Her natural curiosity makes her both a skilled conversationalist and producer. Whether she is talking with former California first lady Maria Shriver or 90s rapper Sir Mix-A-Lot, it’s like they are pals from her past, catching up over cocktails or coffee.
Whip smart and wonderfully witty, Belle has always been an extrovert, but she chalks up a lot of her social skills to her years at Chico State.
“I remember when we went to tour the campus, it was one of those moments where ‘Yep, I don’t even need to walk around. This is where I want to go,’” she said. “I was instantly smitten with Chico—I am still smitten with Chico. I go back every year. I have never been anywhere so friendly.”
Her coursework in creative writing and media arts paved her way toward her current career.

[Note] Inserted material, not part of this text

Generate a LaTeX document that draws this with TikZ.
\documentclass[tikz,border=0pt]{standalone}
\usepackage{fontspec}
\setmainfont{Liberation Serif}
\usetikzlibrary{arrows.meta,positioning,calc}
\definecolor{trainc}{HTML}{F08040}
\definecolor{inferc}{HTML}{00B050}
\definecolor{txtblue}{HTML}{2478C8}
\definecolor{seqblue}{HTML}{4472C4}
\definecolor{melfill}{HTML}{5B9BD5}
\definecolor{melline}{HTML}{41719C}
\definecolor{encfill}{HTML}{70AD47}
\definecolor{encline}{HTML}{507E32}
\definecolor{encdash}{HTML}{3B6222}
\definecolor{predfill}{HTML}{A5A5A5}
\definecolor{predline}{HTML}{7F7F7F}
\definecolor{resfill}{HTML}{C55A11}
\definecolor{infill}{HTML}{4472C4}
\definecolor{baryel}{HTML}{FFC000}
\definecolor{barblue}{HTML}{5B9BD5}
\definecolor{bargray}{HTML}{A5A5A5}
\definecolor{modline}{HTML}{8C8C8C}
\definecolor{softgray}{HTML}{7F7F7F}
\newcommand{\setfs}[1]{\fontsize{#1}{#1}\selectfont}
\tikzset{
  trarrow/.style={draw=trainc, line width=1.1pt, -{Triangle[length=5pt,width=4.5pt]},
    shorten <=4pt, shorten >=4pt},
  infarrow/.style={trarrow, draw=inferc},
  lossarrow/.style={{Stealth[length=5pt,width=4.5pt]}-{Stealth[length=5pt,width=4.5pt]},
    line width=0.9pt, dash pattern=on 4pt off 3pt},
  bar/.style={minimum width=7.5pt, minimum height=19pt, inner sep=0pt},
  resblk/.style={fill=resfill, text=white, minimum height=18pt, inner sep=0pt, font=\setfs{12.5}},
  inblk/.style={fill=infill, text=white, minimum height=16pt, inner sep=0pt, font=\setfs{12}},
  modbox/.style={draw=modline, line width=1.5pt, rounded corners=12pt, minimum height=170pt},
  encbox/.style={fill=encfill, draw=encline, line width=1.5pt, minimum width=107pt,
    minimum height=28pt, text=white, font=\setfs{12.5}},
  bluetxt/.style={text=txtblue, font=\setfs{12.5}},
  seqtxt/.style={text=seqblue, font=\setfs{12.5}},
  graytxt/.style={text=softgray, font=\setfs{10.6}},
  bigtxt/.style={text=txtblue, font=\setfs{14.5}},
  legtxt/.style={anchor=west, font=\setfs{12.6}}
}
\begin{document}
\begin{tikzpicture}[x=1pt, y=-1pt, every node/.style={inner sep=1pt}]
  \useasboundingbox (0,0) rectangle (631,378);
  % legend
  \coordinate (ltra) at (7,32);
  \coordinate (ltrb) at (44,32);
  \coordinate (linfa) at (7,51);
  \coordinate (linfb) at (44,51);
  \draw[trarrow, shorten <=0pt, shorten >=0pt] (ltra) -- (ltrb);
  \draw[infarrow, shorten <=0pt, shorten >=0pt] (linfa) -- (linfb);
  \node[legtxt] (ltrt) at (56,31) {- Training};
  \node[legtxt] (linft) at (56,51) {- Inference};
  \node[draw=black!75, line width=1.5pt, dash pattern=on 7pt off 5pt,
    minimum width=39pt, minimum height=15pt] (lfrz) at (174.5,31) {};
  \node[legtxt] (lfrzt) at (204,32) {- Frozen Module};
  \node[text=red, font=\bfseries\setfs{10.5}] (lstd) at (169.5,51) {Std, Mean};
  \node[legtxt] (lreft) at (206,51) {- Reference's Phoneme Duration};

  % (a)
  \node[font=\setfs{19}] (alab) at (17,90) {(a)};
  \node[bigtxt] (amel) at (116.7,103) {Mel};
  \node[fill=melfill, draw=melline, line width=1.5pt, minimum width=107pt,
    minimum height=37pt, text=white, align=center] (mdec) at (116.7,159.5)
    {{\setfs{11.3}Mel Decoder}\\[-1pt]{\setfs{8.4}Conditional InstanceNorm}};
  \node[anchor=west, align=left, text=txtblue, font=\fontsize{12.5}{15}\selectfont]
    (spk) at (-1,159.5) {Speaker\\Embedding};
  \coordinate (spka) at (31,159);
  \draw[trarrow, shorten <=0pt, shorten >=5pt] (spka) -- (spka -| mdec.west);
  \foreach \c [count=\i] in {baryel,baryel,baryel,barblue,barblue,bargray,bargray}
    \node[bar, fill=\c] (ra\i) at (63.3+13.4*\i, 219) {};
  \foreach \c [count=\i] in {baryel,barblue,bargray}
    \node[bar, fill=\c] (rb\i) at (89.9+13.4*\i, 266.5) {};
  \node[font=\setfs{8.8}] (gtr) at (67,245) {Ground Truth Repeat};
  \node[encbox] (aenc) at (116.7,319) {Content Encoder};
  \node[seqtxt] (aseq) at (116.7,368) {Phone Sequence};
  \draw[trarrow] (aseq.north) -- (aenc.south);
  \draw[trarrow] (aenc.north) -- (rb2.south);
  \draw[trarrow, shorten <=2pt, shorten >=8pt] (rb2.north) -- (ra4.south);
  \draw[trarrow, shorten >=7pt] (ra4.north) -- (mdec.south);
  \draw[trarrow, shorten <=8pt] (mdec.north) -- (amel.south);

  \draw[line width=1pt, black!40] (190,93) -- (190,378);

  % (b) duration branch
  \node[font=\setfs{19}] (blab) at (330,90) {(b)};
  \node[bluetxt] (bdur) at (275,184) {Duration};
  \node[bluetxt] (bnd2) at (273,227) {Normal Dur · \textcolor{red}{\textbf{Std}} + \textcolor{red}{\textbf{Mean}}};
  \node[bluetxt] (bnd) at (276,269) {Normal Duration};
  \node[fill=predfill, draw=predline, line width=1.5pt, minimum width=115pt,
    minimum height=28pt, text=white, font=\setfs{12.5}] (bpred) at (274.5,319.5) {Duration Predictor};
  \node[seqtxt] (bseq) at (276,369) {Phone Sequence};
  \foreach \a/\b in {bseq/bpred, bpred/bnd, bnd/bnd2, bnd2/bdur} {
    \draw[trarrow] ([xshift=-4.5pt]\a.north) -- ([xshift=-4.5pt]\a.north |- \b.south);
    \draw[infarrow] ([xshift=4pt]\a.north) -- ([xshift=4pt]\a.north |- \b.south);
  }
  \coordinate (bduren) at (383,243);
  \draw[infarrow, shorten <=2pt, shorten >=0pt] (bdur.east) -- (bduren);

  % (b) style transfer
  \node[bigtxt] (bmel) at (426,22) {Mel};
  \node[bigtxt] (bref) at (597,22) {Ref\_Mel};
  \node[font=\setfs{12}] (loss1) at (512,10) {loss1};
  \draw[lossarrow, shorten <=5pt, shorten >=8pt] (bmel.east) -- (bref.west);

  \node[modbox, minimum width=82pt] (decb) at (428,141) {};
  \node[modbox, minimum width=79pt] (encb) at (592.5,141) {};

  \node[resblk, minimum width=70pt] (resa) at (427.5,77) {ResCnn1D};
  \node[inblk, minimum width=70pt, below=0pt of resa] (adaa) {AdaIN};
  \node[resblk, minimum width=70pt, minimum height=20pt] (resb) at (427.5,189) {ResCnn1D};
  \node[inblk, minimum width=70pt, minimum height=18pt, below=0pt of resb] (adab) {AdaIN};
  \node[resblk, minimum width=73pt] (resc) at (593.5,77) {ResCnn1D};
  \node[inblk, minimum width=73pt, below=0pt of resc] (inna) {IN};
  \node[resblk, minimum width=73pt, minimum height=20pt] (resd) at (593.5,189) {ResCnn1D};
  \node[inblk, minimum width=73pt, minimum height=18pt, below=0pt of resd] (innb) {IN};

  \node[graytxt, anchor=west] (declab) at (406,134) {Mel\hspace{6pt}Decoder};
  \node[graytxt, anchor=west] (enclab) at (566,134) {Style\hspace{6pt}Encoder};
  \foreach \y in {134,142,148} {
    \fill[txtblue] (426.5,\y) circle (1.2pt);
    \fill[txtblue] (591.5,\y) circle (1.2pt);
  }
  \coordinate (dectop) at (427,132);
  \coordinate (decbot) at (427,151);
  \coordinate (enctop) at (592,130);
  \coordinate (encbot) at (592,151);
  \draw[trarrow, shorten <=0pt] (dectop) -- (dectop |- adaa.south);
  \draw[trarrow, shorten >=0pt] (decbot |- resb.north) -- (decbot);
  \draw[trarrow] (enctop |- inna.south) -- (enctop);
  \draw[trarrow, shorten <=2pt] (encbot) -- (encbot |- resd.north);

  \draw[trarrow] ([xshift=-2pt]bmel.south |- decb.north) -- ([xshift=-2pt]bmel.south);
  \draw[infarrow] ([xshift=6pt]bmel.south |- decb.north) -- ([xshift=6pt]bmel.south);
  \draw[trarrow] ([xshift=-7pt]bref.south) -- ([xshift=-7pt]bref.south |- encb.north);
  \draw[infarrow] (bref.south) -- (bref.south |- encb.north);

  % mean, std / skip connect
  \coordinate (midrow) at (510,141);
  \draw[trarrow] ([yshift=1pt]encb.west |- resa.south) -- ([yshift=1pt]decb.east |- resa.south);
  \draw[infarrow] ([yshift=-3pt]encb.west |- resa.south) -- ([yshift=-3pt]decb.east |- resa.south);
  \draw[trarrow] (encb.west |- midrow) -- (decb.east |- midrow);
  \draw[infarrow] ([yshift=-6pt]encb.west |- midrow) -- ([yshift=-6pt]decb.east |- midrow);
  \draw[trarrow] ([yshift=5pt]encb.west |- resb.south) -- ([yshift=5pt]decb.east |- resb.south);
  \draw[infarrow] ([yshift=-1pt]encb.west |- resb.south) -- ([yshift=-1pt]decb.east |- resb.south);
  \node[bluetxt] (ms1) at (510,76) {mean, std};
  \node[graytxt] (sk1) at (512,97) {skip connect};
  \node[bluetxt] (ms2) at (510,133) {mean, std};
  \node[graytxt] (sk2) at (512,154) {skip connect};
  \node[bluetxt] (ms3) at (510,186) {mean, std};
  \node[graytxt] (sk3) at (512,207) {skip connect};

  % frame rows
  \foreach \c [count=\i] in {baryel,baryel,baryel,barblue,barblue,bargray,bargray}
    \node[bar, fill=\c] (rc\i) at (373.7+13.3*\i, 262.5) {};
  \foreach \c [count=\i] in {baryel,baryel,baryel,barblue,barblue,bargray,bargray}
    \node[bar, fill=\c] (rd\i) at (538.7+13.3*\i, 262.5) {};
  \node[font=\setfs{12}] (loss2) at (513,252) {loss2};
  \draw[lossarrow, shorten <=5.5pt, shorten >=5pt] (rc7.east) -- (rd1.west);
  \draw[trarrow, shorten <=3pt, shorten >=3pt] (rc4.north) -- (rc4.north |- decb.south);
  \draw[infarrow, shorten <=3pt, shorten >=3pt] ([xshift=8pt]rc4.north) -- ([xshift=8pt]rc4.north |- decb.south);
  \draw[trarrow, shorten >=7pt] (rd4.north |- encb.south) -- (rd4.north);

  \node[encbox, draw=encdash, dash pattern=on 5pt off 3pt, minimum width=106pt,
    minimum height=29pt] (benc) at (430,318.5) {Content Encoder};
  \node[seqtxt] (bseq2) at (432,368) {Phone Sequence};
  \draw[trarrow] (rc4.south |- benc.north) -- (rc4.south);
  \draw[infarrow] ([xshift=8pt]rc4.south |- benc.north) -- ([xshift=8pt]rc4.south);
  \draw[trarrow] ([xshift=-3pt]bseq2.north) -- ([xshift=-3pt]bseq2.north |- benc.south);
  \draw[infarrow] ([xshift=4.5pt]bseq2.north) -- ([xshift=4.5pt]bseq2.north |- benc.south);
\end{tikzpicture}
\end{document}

“I have a couple friends from my major who work in media,” she said, noting a talk show host and network executive are among her college pals. “We feel like we all shot out of Chico with the skills.”
Always thinking about the next course, whether Belle wins a James Beard Award on Friday or not, she’s mulling a menu of choices. She’s been in touch with a book agent, is still dreaming of that TV special, and fantasizes about a live event where people eat while she interviews.
One thing’s for sure though, she knows her last meal: Oysters.
“I would like to get them off the beach and shuck them myself and drink beer and wine,” Belle said. “They are such a delicacy and it’s something you don’t get to eat that much. Anytime they are around, I just want them so badly. Plus, they taste like Seattle.”